On photos and the beauty of having a dog whilst pregnant

Yesterday, Ashley wrote about a lady called Aleida Frankin - I'd never heard of her before, but the story touched me, and so I am sharing it here.

Who's Aleida Frankin? Well, in short, Aleida is - was - a lady that liked to scrapbook and blog. She wrote her thoughts down at ricanlaw.typepad.com and on August 6th, 2008, she wrote about the importance of taking photos of her children with herself in them.

"There is a reason why I'm posting these pictures. Pictures that I'm actually in. Not because I think I'm all that and a trip to Hollywood. No. It's because I'm actually tired of being worried about how I look and not taking or having very many photos of me with my children. I have very few pictures of me and my babies when they were babies, and I have myself to blame. Precious opportunities to capture on paper, lost because of my silliness. Well no more I say! One day I won't be here and there will be hardly any pictures of them and their mama. So ladies, hand over the camera and get in those photos! Please. You'll be happier you did."

A month later, on September 12th, 2008, Aleida was killed in a car accident.

I can only guess at the outcome, but I believe for Aleida's family that conviction - allowing herself the grace of being in the photos alongside her children - has come as a tragic blessing.

I didn't even have to look into my folder to know that I don't take (even remotely) enough photos of myself in them: the folder's full of photos of The Kid, and The Dog, and The Man - but not me.

And I've never looked at it like that: photos being there for the sake of children.

I know lots of you are taking weekly photos of your children, and posting them online - I can see where you're coming from - but to me, Aleida' story here resonates much more deeply. It's of the importance of letting myself be in them, in the photos, and I think I'm going to make an effort to remember that.

It's been several months since I've taken a photo of my kid with me in it.


It was such a wonderful feeling, getting attacked by a licking, photo bombing dog. Ugh.

Talking of The Dog: I had one of the grossest mornings today, grossest I've had in a long, long while.

The Dog vomited in the front hallway (why, I still don't know, but I guess it's because I let her run around after having just fed her). Being strong and determined I immediately grabbed her collar, led her into her crate, shut her in it to keep her out of the way and returned to the hallway, intent on clearing the mess, except...

...within about a second of bending down to clear the mess I found myself flying towards the sink, retching and wailing.

It somehow hadn't occurred to me that being generally nauseous already I can't approach her pile of half-digested chicken meat and vegetables without starting retching - but when I did, I was bent over the sink already.

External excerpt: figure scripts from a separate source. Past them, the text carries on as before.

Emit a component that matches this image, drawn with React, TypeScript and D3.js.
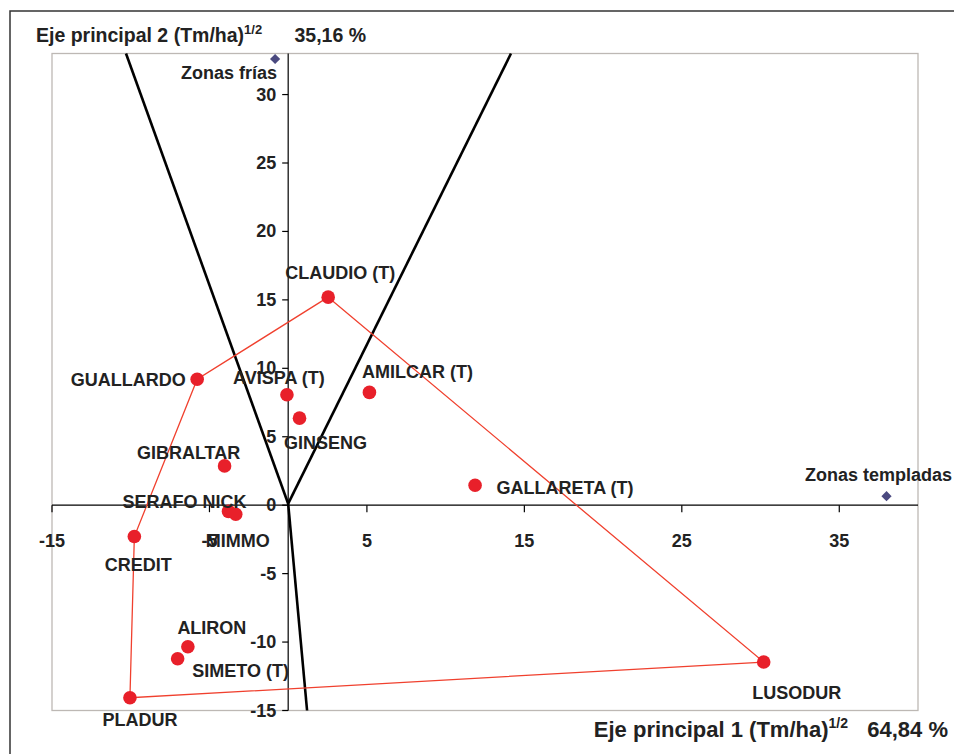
import * as d3 from 'd3';

// Cultivar names and their biplot coordinates (PC1, PC2)
const names: string[] = ['CLAUDIO (T)', 'GUALLARDO', 'AVISPA (T)', 'AMILCAR (T)', 'GINSENG', 'GIBRALTAR', 'SERAFO NICK', 'MIMMO', 'GALLARETA (T)', 'LUSODUR', 'CREDIT', 'ALIRON', 'SIMETO (T)', 'PLADUR'];
const pc1: number[] = [2.54, -5.78, -0.08, 5.16, 0.72, -4.04, -3.79, -3.33, 11.87, 30.2, -9.77, -6.37, -7.02, -10.05];
const pc2: number[] = [15.2, 9.2, 8.07, 8.24, 6.36, 2.87, -0.45, -0.66, 1.46, -11.46, -2.29, -10.34, -11.22, -14.07];

// polygon vertices (convex hull), by name
const hull: string[] = ['CLAUDIO (T)', 'LUSODUR', 'PLADUR', 'CREDIT', 'GUALLARDO', 'CLAUDIO (T)'];

// environment markers
const envNames: string[] = ['Zonas frías', 'Zonas templadas'];
const envX: number[] = [-0.83, 38.0];
const envY: number[] = [32.6, 0.66];

// sector rays from origin (end points)
const rayX: number[] = [-10.3, 14.15, 1.2];
const rayY: number[] = [33, 33, -15];

const xTicks: number[] = [-15, -5, 5, 15, 25, 35];
const yTicks: number[] = [-15, -10, -5, 0, 5, 10, 15, 20, 25, 30];

// label offsets in px (layout only)
const labelOffset: Record<string, [number, number]> = {
  'CLAUDIO (T)': [12, -24],
  'GUALLARDO': [-69, 1],
  'AVISPA (T)': [-8, -17],
  'AMILCAR (T)': [48, -20],
  'GINSENG': [26, 25],
  'GIBRALTAR': [-36, -13],
  'SERAFO NICK': [-44, -9],
  'MIMMO': [2, 27],
  'GALLARETA (T)': [90, 3],
  'LUSODUR': [33, 31],
  'CREDIT': [4, 28],
  'ALIRON': [24, -19],
  'SIMETO (T)': [63, 12],
  'PLADUR': [10, 22],
};

export default function App() {
  const width = 954;
  const height = 754;
  const left = 52, right = 918, top = 53.5, bottom = 710.5;

  const x = d3.scaleLinear().domain([-15, 40]).range([left, right]);
  const y = d3.scaleLinear().domain([-15, 33]).range([bottom, top]);

  const font = "'Liberation Sans', Arial, sans-serif";
  const txt = '#222';
  const fs = 18;

  const idx = (n: string) => names.indexOf(n);
  const hullLine = d3.line<string>()
    .x(n => x(pc1[idx(n)]))
    .y(n => y(pc2[idx(n)]));

  // rotated square = diamond marker
  const diamond = d3.symbol().type(d3.symbolSquare).size(52)();

  return (
    <svg width={width} height={height} style={{ position: 'absolute', left: 0, top: 0, background: '#fff' }} fontFamily={font}>
      {/* outer frame */}
      <path d={`M10,${height}V11H${width}`} fill="none" stroke="#333" strokeWidth={1.5} />

      {/* plot area border */}
      <rect x={left} y={top} width={right - left} height={bottom - top} fill="none" stroke="#bdb8b4" strokeWidth={1.3} />

      {/* axes */}
      <line x1={left} x2={right} y1={y(0)} y2={y(0)} stroke="#000" strokeWidth={1.2} />
      <line x1={x(0)} x2={x(0)} y1={top} y2={bottom} stroke="#000" strokeWidth={1.2} />
      {xTicks.map(t => (
        <g key={'x' + t}>
          <line x1={x(t)} x2={x(t)} y1={y(0)} y2={y(0) + 7} stroke="#000" strokeWidth={1.2} />
          <text x={x(t)} y={541} textAnchor="middle" dominantBaseline="central" fontSize={fs} fontWeight="bold" fill={txt}>{t}</text>
        </g>
      ))}
      {yTicks.map(t => (
        <g key={'y' + t}>
          <line x1={x(0) - 6} x2={x(0)} y1={y(t)} y2={y(t)} stroke="#000" strokeWidth={1.2} />
          <text x={x(0) - 12} y={y(t)} textAnchor="end" dominantBaseline="central" fontSize={fs} fontWeight="bold" fill={txt}>{t}</text>
        </g>
      ))}

      {/* sector rays */}
      {rayX.map((rx, i) => (
        <line key={'r' + i} x1={x(0)} y1={y(0) - 1.5} x2={x(rx)} y2={y(rayY[i])} stroke="#000" strokeWidth={2.6} />
      ))}

      {/* polygon */}
      <path d={hullLine(hull) || ''} fill="none" stroke="#f0402e" strokeWidth={1.3} />

      {/* cultivar points */}
      {names.map((n, i) => (
        <circle key={'c' + n} cx={x(pc1[i])} cy={y(pc2[i])} r={6.8} fill="#e8202a" />
      ))}
      {names.map((n, i) => {
        const [dx, dy] = labelOffset[n];
        return (
          <text key={'l' + n} x={x(pc1[i]) + dx} y={y(pc2[i]) + dy} textAnchor="middle" dominantBaseline="central" fontSize={fs} fontWeight="bold" fill={txt}>{n}</text>
        );
      })}

      {/* environments */}
      {envNames.map((n, i) => (
        <path key={'d' + n} d={diamond} transform={`translate(${x(envX[i])},${y(envY[i])}) rotate(45)`} fill="#4b4a80" />
      ))}
      <text x={x(envX[0]) + 2} y={73} textAnchor="end" dominantBaseline="central" fontSize={fs} fontWeight="bold" fill={txt}>{envNames[0]}</text>
      <text x={952} y={475} textAnchor="end" dominantBaseline="central" fontSize={fs} fontWeight="bold" fill={txt}>{envNames[1]}</text>

      {/* axis titles */}
      <text x={36} y={42} fontSize={19.5} fontWeight="bold" fill={txt}>
        Eje principal 2 (Tm/ha)<tspan fontSize={13} dy={-8}>1/2</tspan>
      </text>
      <text x={366} y={42} textAnchor="end" fontSize={19.5} fontWeight="bold" fill={txt}>35,16 %</text>
      <text x={848} y={737} textAnchor="end" fontSize={22} fontWeight="bold" fill={txt}>
        Eje principal 1 (Tm/ha)<tspan fontSize={14} dy={-9}>1/2</tspan>
      </text>
      <text x={948} y={737} textAnchor="end" fontSize={22} fontWeight="bold" fill={txt}>64,84 %</text>
    </svg>
  );
}
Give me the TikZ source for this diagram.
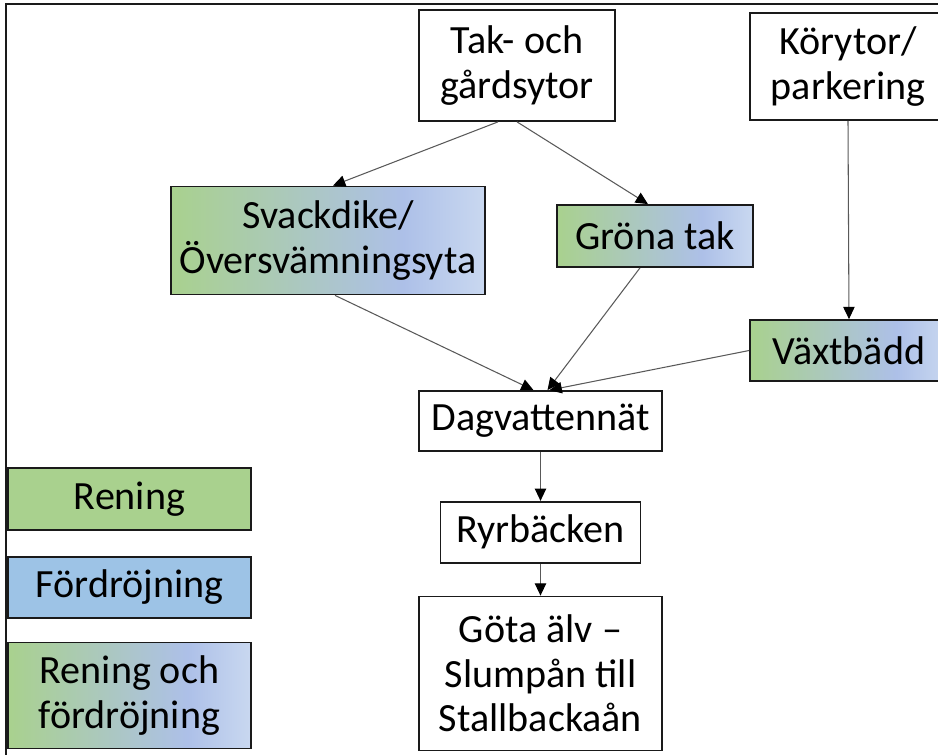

Every time the retching eased I tried stepping away from the sink, but it kept happening over and over again: the retching would ease, I would breathe in, the smell of vomit would hit my nostrils and I would be down in the sink again.

And so I stood there, retching and wailing, thinking how on earth I was going to a) get away from that sink and b) get that mess off the floor, and whilst I was wondering that, I just kept on retching and wailing.

Finally I grabbed a towel that was hanging within a metre of that sink and tied it around my face to block some of the smell. It seemed to work, sort of, and whilst it did, I started grabbing floor mats and throwing them out the door in the rain.

After about two minutes of that I was towel free again, but entirely exhausted and still wailing, and it kept playing and re-playing in my head again, how I was bent over that sink unsure of how I was going to get out of there again.

And it's just... one of those pregnancy moments, I guess. The beautiful times of carrying a child.

I bet they never told you that in antenatal classes.

1 comment:

  1. Try a layer of vicks around your nose; helps block the smell for future incidents.